Two great lessons in seeing so far this year:
• Liz is great at creating. In her mind she saw what it would be like to move a large painting that was upstairs to the downstairs. Seeing this new relationship of spaces and paintings never occurred to me. It is lovely. My mind tends to leave things where they are. Not wrong but different and, at times, limiting. Interesting how I think/don’t think. She is a constant inspiration as I learn how to see more of life for myself.
• I’ve gotten in the habit of having tea and reading the paper when I first get up, often long before the sun it up. This morning I realized I was inside reading what today’s weather would be (“sunny changing to rain”) as the sun was coming up outside. Jeez!
Good to get jostled like that and remember the paper and tea could wait but the spectacular gold-rimmed, pink clouds—as seen from the kitchen window—would not wait. In fact by the time I got boots, coat, hat, gloves and camera all in hand, what I’d wanted to see, and photograph, was long gone. The walk, however, was the perfect time to consider what I’d missed and to think about how I can rearrange this part of my day to have a chance at seeing more of what I really want to see: sunrises!

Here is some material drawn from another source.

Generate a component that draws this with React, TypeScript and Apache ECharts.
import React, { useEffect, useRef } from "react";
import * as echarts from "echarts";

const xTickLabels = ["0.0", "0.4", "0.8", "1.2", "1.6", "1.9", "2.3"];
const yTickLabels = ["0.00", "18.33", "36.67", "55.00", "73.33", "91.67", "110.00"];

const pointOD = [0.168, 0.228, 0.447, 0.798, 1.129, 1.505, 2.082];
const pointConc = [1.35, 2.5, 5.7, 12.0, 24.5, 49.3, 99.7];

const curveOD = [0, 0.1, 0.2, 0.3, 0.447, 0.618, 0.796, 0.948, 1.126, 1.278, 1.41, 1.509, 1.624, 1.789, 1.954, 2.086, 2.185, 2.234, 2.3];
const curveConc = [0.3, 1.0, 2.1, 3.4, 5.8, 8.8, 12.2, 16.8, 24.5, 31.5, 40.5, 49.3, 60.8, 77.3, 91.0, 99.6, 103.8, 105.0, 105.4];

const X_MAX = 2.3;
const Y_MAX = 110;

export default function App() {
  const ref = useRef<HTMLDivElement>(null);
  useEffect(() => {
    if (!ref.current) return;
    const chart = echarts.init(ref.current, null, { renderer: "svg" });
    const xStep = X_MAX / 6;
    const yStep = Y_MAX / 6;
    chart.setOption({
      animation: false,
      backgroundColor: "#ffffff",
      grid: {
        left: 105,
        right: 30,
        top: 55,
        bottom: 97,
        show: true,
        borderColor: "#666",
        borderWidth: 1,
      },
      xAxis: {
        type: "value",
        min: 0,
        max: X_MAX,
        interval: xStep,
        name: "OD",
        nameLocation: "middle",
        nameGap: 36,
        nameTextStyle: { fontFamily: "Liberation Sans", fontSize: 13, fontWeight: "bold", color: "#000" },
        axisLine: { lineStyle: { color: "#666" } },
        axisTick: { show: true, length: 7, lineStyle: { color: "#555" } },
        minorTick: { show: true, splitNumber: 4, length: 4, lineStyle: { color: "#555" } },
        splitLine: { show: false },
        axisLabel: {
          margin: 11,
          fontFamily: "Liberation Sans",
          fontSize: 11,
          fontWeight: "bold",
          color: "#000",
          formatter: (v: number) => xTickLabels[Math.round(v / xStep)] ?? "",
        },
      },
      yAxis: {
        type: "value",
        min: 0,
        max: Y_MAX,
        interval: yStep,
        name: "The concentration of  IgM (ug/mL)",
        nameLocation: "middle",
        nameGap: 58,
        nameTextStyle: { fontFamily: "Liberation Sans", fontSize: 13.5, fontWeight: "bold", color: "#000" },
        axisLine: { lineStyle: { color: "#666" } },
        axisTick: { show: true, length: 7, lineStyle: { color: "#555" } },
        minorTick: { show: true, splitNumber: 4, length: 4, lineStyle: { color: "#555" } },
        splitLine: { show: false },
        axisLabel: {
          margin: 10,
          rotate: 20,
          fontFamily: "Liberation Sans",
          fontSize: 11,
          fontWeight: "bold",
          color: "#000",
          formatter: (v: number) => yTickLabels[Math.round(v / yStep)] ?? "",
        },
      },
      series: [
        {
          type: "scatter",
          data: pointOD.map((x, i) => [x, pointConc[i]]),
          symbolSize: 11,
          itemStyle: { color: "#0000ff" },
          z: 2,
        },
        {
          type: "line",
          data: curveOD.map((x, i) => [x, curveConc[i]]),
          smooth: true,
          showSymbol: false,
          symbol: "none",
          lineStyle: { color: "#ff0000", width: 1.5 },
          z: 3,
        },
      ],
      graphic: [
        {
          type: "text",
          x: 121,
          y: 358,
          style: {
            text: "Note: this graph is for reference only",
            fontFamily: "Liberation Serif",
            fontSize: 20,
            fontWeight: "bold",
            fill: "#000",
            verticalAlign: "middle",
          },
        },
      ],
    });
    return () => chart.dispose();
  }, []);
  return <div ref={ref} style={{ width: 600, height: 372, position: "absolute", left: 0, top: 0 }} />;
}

In looking over some photographs I took last fall on Martha’s Vineyard I was reminded of the temporal qualities of making many photographs, not just sunrises. Each wave rearranged the picture I found on the shore. No matter, however, as many of them were simply another stunning little miniature. I love the relationships of shapes and colors, so satisfyingly simple and, yet, could I ever create such a masterpiece from nothing like a painter might? At this point, honestly, I’m satisfied with seeing them and, when I have a camera, of doing my best to photograph them and share them here.